ED is the persistent inability to attain and maintain penile erection adequate for satisfactory sexual performance.

Smoking causes ED when it causes fatty deposits to build up in the arteries supplying blood to the penis.

This results in low penile blood pressure that decreases the flow of blood to the penis.

Further reduction in blood flow can also result from rapid contractions in the penile tissue that restrict arterial blood flow into the penis.

This is a direct result of nicotine stimulation in the brain.

Nicotine in the bloodstream also causes excessive outflow from veins in the penis and this reduces the duration of an erection.

There is more bad news.
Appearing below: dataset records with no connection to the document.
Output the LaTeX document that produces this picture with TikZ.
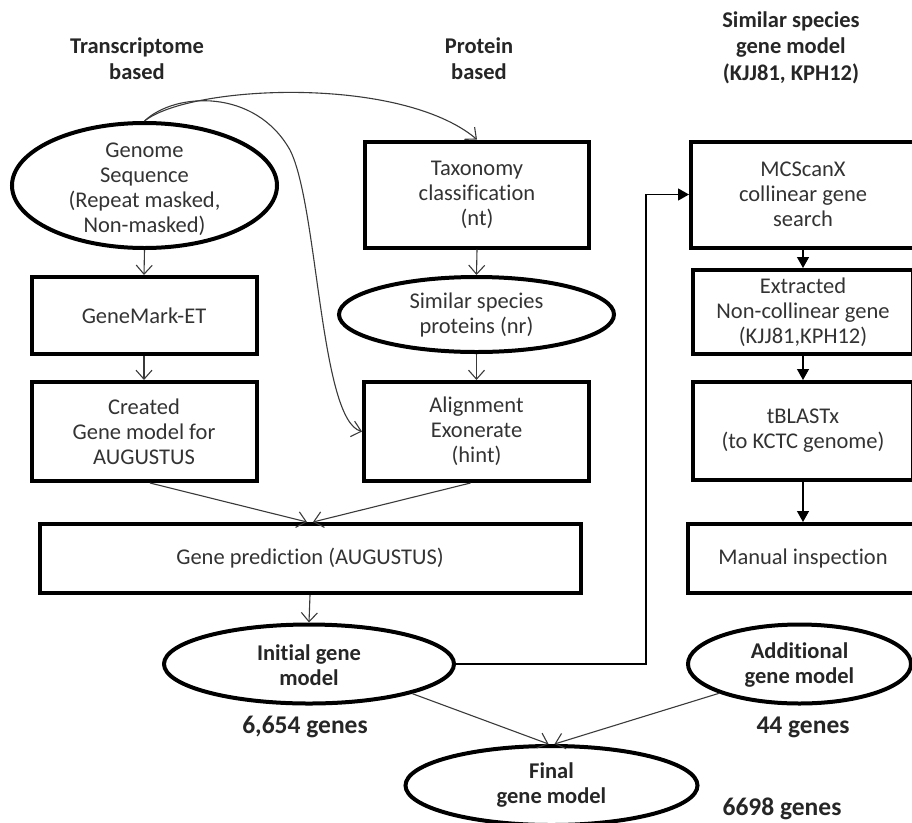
\documentclass[tikz,border=0pt]{standalone}
\usepackage{fontspec}
\setmainfont{Carlito}[Ligatures={NoCommon,NoDiscretionary,NoContextual},RawFeature={-liga;-clig;-dlig}]
\usetikzlibrary{shapes.geometric,arrows.meta}
\definecolor{txtgray}{HTML}{333333}
\definecolor{linegray}{HTML}{3A3A3A}
\newcommand{\tiSep}{t\kern0pt i}
\begin{document}
\begin{tikzpicture}[x=1pt,y=-1pt,
 box/.style={draw, line width=4pt, rectangle, inner sep=0pt, align=center, font=\fontsize{22.5}{25}\selectfont, text=txtgray},
 oval/.style={draw, line width=4pt, ellipse, inner sep=0pt},
 txt/.style={align=center, inner sep=0pt, font=\fontsize{22.5}{25}\selectfont, text=txtgray},
 btxt/.style={align=center, inner sep=0pt, font=\bfseries\fontsize{22.5}{26.5}\selectfont, text=black!85},
 bin/.style={align=center, inner sep=0pt, font=\bfseries\fontsize{22.5}{25}\selectfont, text=black!85},
 big/.style={align=center, inner sep=0pt, font=\bfseries\fontsize{25.5}{28}\selectfont, text=black!85},
 openarr/.style={draw=linegray, line width=1.1pt, -{Straight Barb[length=9pt,width=16pt]}},
 fillarr/.style={draw=black, line width=1.2pt, -{Triangle[length=11pt,width=12pt]}},
]
\useasboundingbox (0,0) rectangle (912,822);
\clip (0,0) rectangle (912,822);

% titles
\node[btxt] (t1) at (137,58.5) {Transcriptome\\based};
\node[btxt] (t2) at (479,58.5) {Protein\\based};
\node[btxt] (t3) at (791,47.5) {Similar species\\gene model\\(KJJ81, KPH12)};

% left column
\node[oval, minimum width=265pt, minimum height=125pt] (genome) at (144.5,185.5) {};
\node[txt] (genomeT) at (144.5,189) {Genome\\Sequence\\(Repeat masked,\\Non-masked)};
\node[box, minimum width=225pt, minimum height=77pt] (gmet) at (144,315.5) {GeneMark-ET};
\node[box, minimum width=225pt, minimum height=99pt] (created) at (144,431.5) {Created\\Gene model for\\AUGUSTUS};

% middle column
\node[box, minimum width=224pt, minimum height=106pt] (tax) at (477,194.5) {Taxonomy\\classifica\tiSep on\\(nt)};
\node[oval, minimum width=275pt, minimum height=75pt] (prot) at (476.5,314.5) {};
\node[txt] (protT) at (476.5,315) {Similar species\\proteins (nr)};
\node[box, minimum width=225pt, minimum height=99pt] (align) at (476.5,431.5) {Alignment\\Exonerate\\(hint)};

\node[box, minimum width=541pt, minimum height=69pt] (pred) at (310,558.5) {Gene predic\tiSep on (AUGUSTUS)};
\node[oval, minimum width=290pt, minimum height=79pt] (init) at (309,664) {};
\node[bin] (initT) at (309,665) {Ini\tiSep al gene\\model};
\node[big] (n1) at (305,727) {6,654 genes};

% right column
\node[box, minimum width=224pt, minimum height=106pt] (mcs) at (803,194.5) {MCScanX\\collinear gene\\search};
\node[box, minimum width=220pt, minimum height=84pt] (ext) at (803,312) {Extracted\\Non-collinear gene\\(KJJ81,KPH12)};
\node[box, minimum width=220pt, minimum height=98pt] (tbl) at (803,431) {tBLASTx\\(to KCTC genome)};
\node[box, minimum width=230pt, minimum height=69pt] (man) at (803,558.5) {Manual inspec\tiSep on};
\node[oval, minimum width=223pt, minimum height=79pt] (add) at (799.5,664) {};
\node[bin] (addT) at (799.5,665) {Addi\tiSep onal\\gene model};
\node[big] (n2) at (803,727) {44 genes};

% final
\node[oval, minimum width=292pt, minimum height=79pt] (final) at (551.5,785.5) {};
\node[bin] (finalT) at (551.5,785) {Final\\gene model};
\node[big] (n3) at (782,809) {6698 genes};

% open connectors
\draw[openarr] (genome.south) -- (gmet.north);
\draw[openarr] (gmet.south) -- (created.north);
\draw[openarr] (tax.south) -- (prot.north);
\draw[openarr] (prot.south) -- (align.north);
\draw[openarr] ([xshift=6pt]created.south) -- ([xshift=-3pt]pred.north);
\draw[openarr] ([xshift=-6pt]align.south) -- ([xshift=3pt]pred.north);
\draw[openarr] (pred.south) -- (init.north);
\draw[openarr] (init.-16) -- ([xshift=-3pt]final.north);
\draw[openarr] (add.200) -- ([xshift=3pt]final.north);
\draw[openarr] (genome.north) .. controls (190,85) and (400,75) .. (tax.north);
\draw[openarr] (genome.north) .. controls (175,92) and (255,88) .. (290,150) .. controls (318,205) and (320,420) .. (align.west);

% filled connectors
\coordinate (elbow) at (646,664);
\draw[fillarr] (init.east) -- (elbow) |- (mcs.west);
\draw[fillarr] (mcs.south) -- (ext.north);
\draw[fillarr] (ext.south) -- (tbl.north);
\draw[fillarr] (tbl.south) -- (man.north);
\end{tikzpicture}
\end{document}
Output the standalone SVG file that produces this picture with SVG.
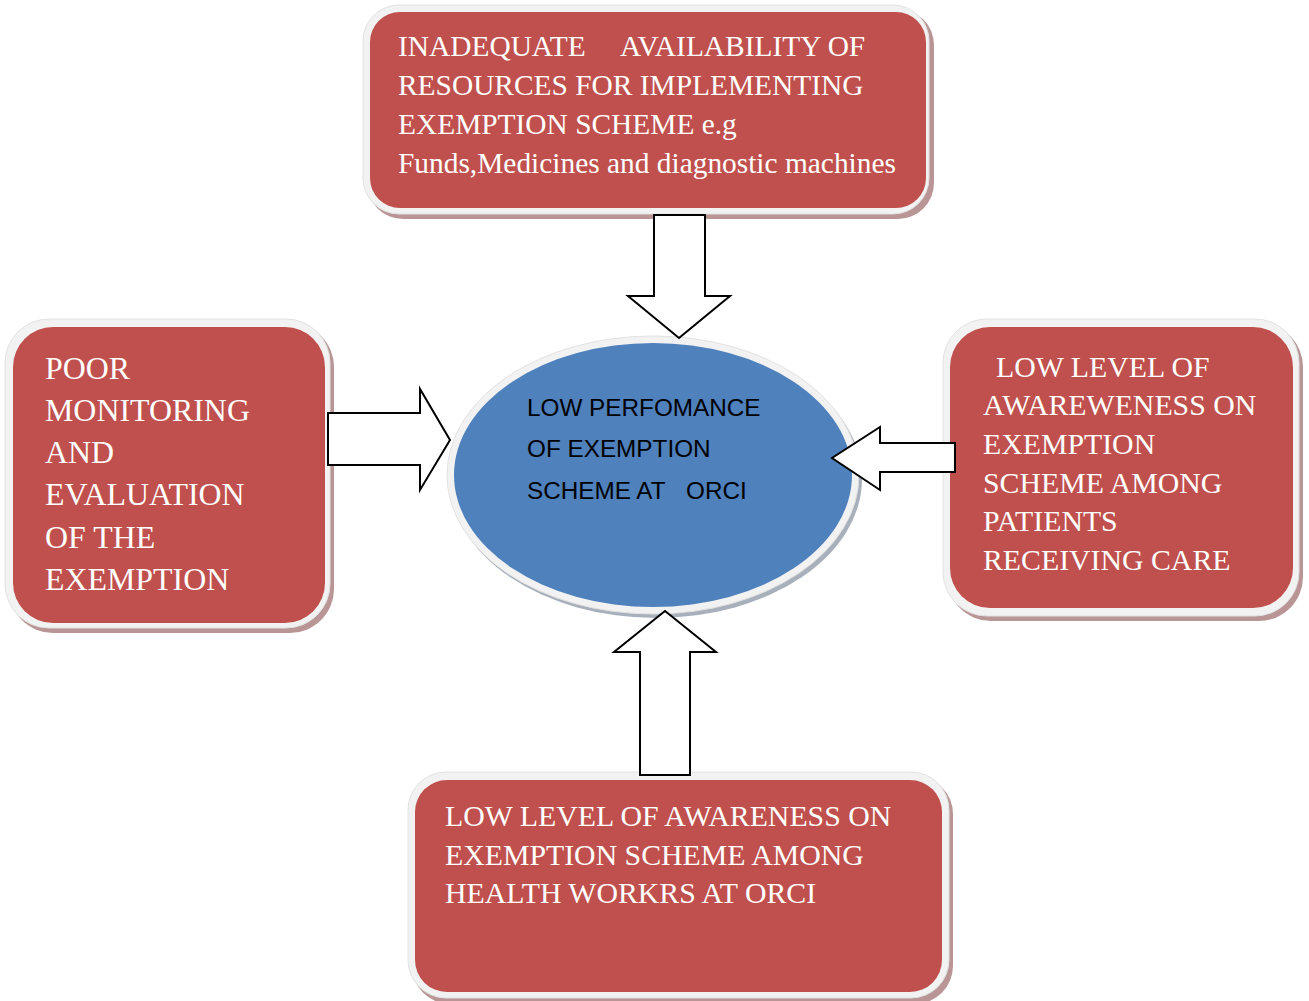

Men who smoke cigarettes have lower sperm count and motility.

There are also increased abnormalities in sperm shape and function.

Yet if a smoker chooses to stop smoking, sperm motility almost always improves, though the other effects will improve only if the arteries are not permanently hardened and damaged.

Dr Lim noted that smoking causes infertility within months and ED within four to five years.

Women not spared

Women smokers are not spared either.

They have decreased egg counts and are more likely to have painful and irregular menstruation.

They have an increased risk of early menopause and are four times more likely to suffer from cervical cancer.

Should female smokers become pregnant, they also face an increased risk of miscarriages and are twice as likely to have an ectopic pregnancy.

An ectopic pregnancy is when the fertilised egg grows outside the uterus.

Smoking is also responsible for 15 per cent of premature births.

There is help in Singapore if you want to quit.

You can call the QuitLine on 1800-438-2000, where professional advisers will guide you.

Alternatively, you can join the smoking cessation sessions offered at polyclinics and hospitals.